A common refrain from Texans is that Mexico is not keeping up it’s end of the bargain, having instead built up its permanent agriculture in arid Chihuahua and capturing water that should flow to Texas for those water-hungry crops. Experts have pushed for some ability to enforce the 1944 treaty, potentially through the upcoming U.S.-Mexico-Canada Agreement renegotiations.
But the story is and will continue into 2026. Early in December, President Donald Trump demanded Mexico deliver 200,000 acre-feet of water on its debt by Dec. 31. Mexico’s president called that impossible but said Mexico and the U.S. are working on an agreement for the future to pay down the water debt.
California’s water woes and their impact grow
The economic value of water to California’s produce drew the limelight early on in 2025. In April, California Governor Gavin Newsom announced the Golden State had become the fourth-largest economy in the world. But that rank is tenuous and could be threatened if the state does not take action to ensure its water future.
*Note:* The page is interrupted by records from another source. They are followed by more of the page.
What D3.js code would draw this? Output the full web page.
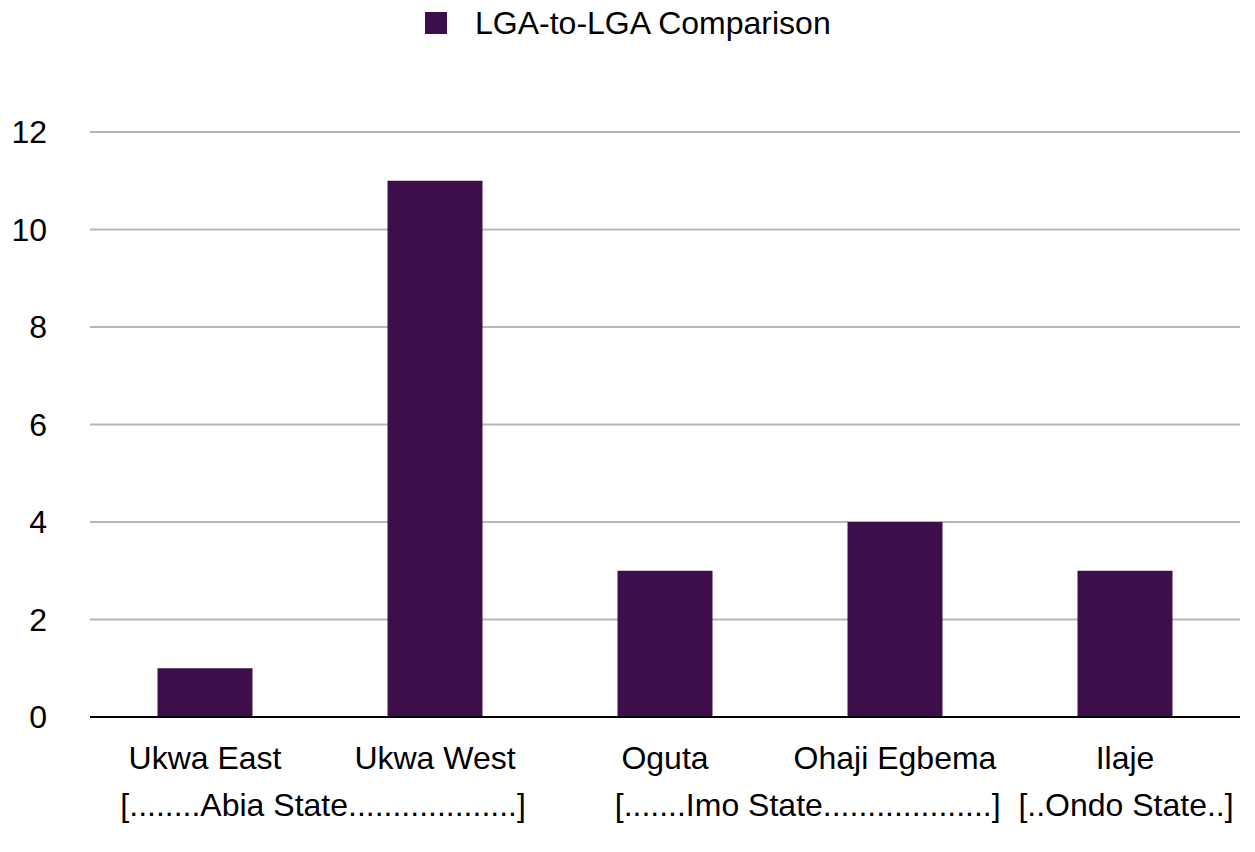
<!DOCTYPE html>
<meta charset="utf-8">
<html>
<head>
    <title>LGA-to-LGA Comparison</title>
    <script src="https://d3js.org/d3.v7.min.js"></script>
    <style>
        body { margin: 0; background: #fff; }
        text { font-family: "Liberation Sans", Arial, sans-serif; fill: #000; }
    </style>
</head>
<body>
<div id="chart"></div>
<script>
    /* chart data */
    var lgas = ["Ukwa East", "Ukwa West", "Oguta", "Ohaji Egbema", "Ilaje"];
    var counts = [1, 11, 3, 4, 3];
    var yTicks = [0, 2, 4, 6, 8, 10, 12];
    var axisTitle = "[........Abia State...................]          [.......Imo State...................]  [..Ondo State..]";
    var seriesName = "LGA-to-LGA Comparison";

    /* layout */
    var totalWidth = 1255, totalHeight = 852,
        margin = {top: 132, right: 15, bottom: 135, left: 90},
        width = totalWidth - margin.left - margin.right,
        height = totalHeight - margin.top - margin.bottom,
        barColor = "#3d0e4a",
        fontSize = 32;

    var svg = d3.select("#chart").append("svg")
        .attr("width", totalWidth)
        .attr("height", totalHeight);

    var g = svg.append("g")
        .attr("transform", "translate(" + margin.left + "," + margin.top + ")");

    var x = d3.scaleBand()
        .domain(lgas)
        .range([0, width])
        .paddingInner(0.587)
        .paddingOuter(0.2935);

    var y = d3.scaleLinear()
        .domain([0, 12])
        .range([height, 0]);

    /* grid lines */
    g.append("g").selectAll("line")
        .data(yTicks.filter(function(d){ return d > 0; }))
        .enter().append("line")
        .attr("x1", 0)
        .attr("x2", width)
        .attr("y1", function(d){ return y(d); })
        .attr("y2", function(d){ return y(d); })
        .style("stroke", "#b7b7b7")
        .style("stroke-width", 2);

    /* y tick labels */
    g.append("g").selectAll("text")
        .data(yTicks)
        .enter().append("text")
        .attr("x", -43)
        .attr("y", function(d){ return y(d); })
        .attr("dy", "0.35em")
        .attr("text-anchor", "end")
        .style("font-size", fontSize + "px")
        .text(function(d){ return d; });

    /* bars */
    g.append("g").selectAll("rect")
        .data(counts)
        .enter().append("rect")
        .attr("x", function(d, i){ return x(lgas[i]); })
        .attr("y", function(d){ return y(d); })
        .attr("width", x.bandwidth())
        .attr("height", function(d){ return height - y(d); })
        .style("fill", barColor);

    /* baseline */
    g.append("line")
        .attr("x1", 0)
        .attr("x2", width)
        .attr("y1", y(0))
        .attr("y2", y(0))
        .style("stroke", "#000")
        .style("stroke-width", 2);

    /* category labels */
    g.append("g").selectAll("text")
        .data(lgas)
        .enter().append("text")
        .attr("x", function(d){ return x(d) + x.bandwidth() / 2; })
        .attr("y", height + 41)
        .attr("dy", "0.35em")
        .attr("text-anchor", "middle")
        .style("font-size", fontSize + "px")
        .text(function(d){ return d; });

    /* x axis title (state groups) */
    g.append("text")
        .attr("x", width / 2 + 12)
        .attr("y", height + 88)
        .attr("dy", "0.35em")
        .attr("text-anchor", "middle")
        .style("font-size", fontSize + "px")
        .style("white-space", "pre")
        .text(axisTitle);

    /* legend */
    var legend = svg.append("g").attr("transform", "translate(425,12)");
    legend.append("rect")
        .attr("width", 22)
        .attr("height", 22)
        .style("fill", barColor);
    legend.append("text")
        .attr("x", 50)
        .attr("y", 11)
        .attr("dy", "0.35em")
        .style("font-size", fontSize + "px")
        .text(seriesName);
</script>
</body>
</html>
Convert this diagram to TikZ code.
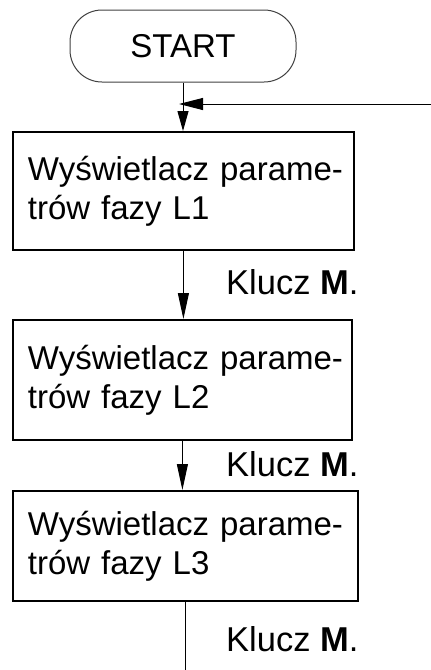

Up to 3 million acres of farmland, 67,000 ag jobs and $39.5 billion from the economy could be lost if the state doesn’t invest in water storage and other strategies, according to a University of California, Davis study. All of this played out on a backdrop of ongoing, many say man-made, drought and disappointing water allocations even when there is water available.
As the year came to a close, California’s largest irrigation district released its economic impact review report, which found that water restrictions had wide-reaching negative impacts on the state and its people. In short, when water is cut, the production of fresh fruits and vegetables declines, more acres are fallowed, jobs and economic benefits are lost and more.
As the new year kicks off, the 2026 irrigation allocations will start to trickle in, so growers in the Golden State will know how to plan for their coming crops.